Here I wanted to test and compare error rates for 2 approaches to calculate unique queries for different number of total/unique queries and hash size.

In [26]:
import numpy as np

In [111]:
total_queries = 500000
unique_queries = 100000
hash_size = 1000000
queries = np.random.choice([str(i) for i in range(unique_queries)], total_queries)

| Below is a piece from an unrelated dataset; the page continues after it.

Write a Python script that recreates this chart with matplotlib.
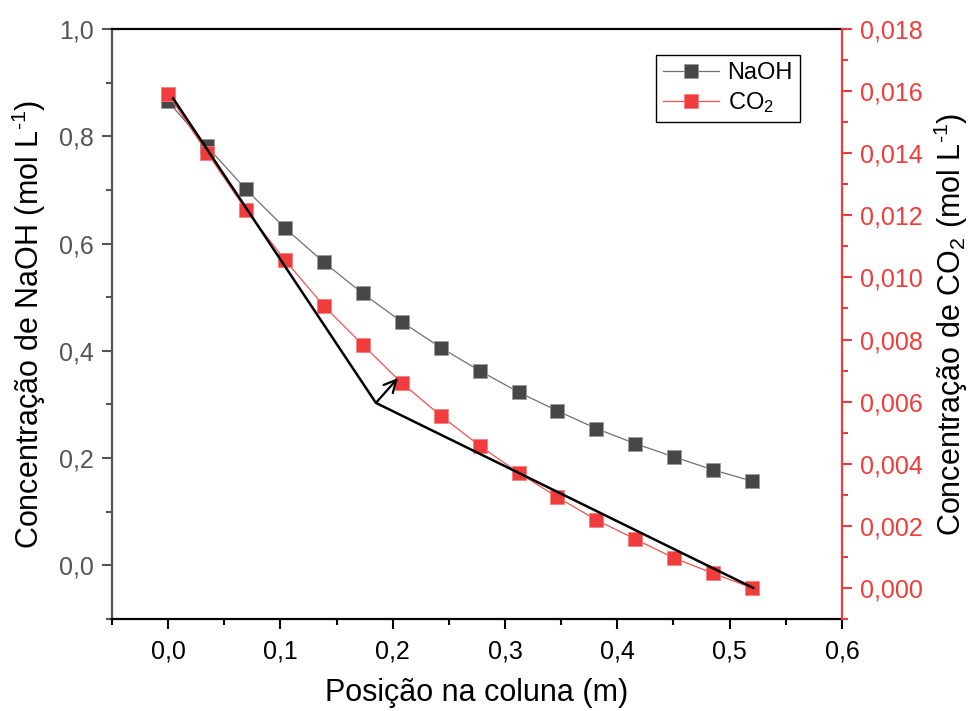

First approach is use a single byte to store if a remainder is present. It is not very memory efficient, but a bit easier to implement. Even with this approach, if hash table size is 1,000,000 we get error rate just a little bit more than the threshold of 5%.

In [112]:
hashes = bytearray(hash_size)
for i in range(total_queries):
    hashes[hash(queries[i]) % hash_size] = 1

print(f'error {(unique_queries - hashes.count(1)) / unique_queries * 100:.2f}%')

error 5.42%


The second approach is to use each of 8 bits of a single array element. It is 8 times more memory efficient.

In [113]:
hashes = bytearray(hash_size)
for i in range(total_queries):
    h = hash(queries[i]) % (hash_size * 8)
    hashes[h // 8] |= (1 << h % 8)

cnt = 0
for h in hashes:
    while h > 0:
        if h & 1:
            cnt += 1
        h >>= 1
        
print(f'error {(unique_queries - cnt) / unique_queries * 100:.2f}%')

error 1.23%


Thus we get much lower error rate using the same amount of memory. Even 200,000 bytes will be enough to get error rate below 5%.